(Aim): Repeat the data word for word. Do not include the pictures.

(Source data):
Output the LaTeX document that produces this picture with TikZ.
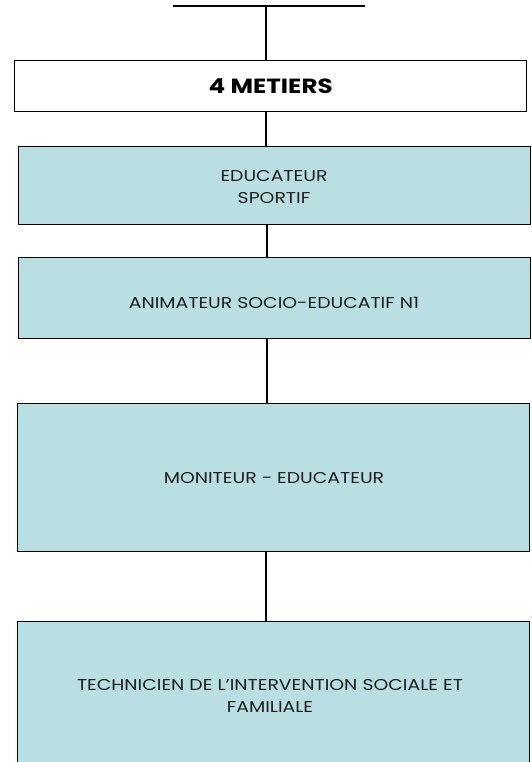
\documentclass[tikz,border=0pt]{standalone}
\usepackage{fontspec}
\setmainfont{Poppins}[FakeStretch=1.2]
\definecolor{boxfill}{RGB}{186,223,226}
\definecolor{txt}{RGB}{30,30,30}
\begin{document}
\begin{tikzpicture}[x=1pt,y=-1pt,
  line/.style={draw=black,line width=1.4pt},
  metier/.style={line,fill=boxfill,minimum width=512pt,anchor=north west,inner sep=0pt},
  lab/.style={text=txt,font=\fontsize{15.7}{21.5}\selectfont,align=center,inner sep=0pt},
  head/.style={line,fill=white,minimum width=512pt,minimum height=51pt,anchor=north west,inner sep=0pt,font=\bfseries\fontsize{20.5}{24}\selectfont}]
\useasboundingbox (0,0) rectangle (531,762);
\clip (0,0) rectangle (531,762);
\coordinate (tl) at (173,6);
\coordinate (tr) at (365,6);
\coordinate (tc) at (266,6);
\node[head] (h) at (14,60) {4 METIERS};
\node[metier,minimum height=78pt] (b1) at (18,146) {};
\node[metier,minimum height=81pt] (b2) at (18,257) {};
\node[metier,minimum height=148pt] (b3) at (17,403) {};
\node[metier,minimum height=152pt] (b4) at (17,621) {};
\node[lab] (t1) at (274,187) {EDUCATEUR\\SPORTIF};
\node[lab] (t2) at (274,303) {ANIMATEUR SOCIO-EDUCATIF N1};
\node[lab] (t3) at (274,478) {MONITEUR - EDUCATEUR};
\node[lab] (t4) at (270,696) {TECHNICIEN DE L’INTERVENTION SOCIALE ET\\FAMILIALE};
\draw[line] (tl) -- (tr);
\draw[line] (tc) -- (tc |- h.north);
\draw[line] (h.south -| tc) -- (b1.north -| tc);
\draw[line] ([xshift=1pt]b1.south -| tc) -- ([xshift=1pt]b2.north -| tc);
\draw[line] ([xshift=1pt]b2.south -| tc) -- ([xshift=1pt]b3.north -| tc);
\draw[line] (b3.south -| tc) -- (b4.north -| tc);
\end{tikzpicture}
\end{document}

(Solution to this task):
Output the LaTeX document that produces this picture with TikZ.
\documentclass[tikz,border=0pt]{standalone}
\usepackage{fontspec}
\setmainfont{Poppins}[FakeStretch=1.2]
\definecolor{boxfill}{RGB}{186,223,226}
\definecolor{txt}{RGB}{30,30,30}
\begin{document}
\begin{tikzpicture}[x=1pt,y=-1pt,
  line/.style={draw=black,line width=1.4pt},
  metier/.style={line,fill=boxfill,minimum width=512pt,anchor=north west,inner sep=0pt},
  lab/.style={text=txt,font=\fontsize{15.7}{21.5}\selectfont,align=center,inner sep=0pt},
  head/.style={line,fill=white,minimum width=512pt,minimum height=51pt,anchor=north west,inner sep=0pt,font=\bfseries\fontsize{20.5}{24}\selectfont}]
\useasboundingbox (0,0) rectangle (531,762);
\clip (0,0) rectangle (531,762);
\coordinate (tl) at (173,6);
\coordinate (tr) at (365,6);
\coordinate (tc) at (266,6);
\node[head] (h) at (14,60) {4 METIERS};
\node[metier,minimum height=78pt] (b1) at (18,146) {};
\node[metier,minimum height=81pt] (b2) at (18,257) {};
\node[metier,minimum height=148pt] (b3) at (17,403) {};
\node[metier,minimum height=152pt] (b4) at (17,621) {};
\node[lab] (t1) at (274,187) {EDUCATEUR\\SPORTIF};
\node[lab] (t2) at (274,303) {ANIMATEUR SOCIO-EDUCATIF N1};
\node[lab] (t3) at (274,478) {MONITEUR - EDUCATEUR};
\node[lab] (t4) at (270,696) {TECHNICIEN DE L’INTERVENTION SOCIALE ET\\FAMILIALE};
\draw[line] (tl) -- (tr);
\draw[line] (tc) -- (tc |- h.north);
\draw[line] (h.south -| tc) -- (b1.north -| tc);
\draw[line] ([xshift=1pt]b1.south -| tc) -- ([xshift=1pt]b2.north -| tc);
\draw[line] ([xshift=1pt]b2.south -| tc) -- ([xshift=1pt]b3.north -| tc);
\draw[line] (b3.south -| tc) -- (b4.north -| tc);
\end{tikzpicture}
\end{document}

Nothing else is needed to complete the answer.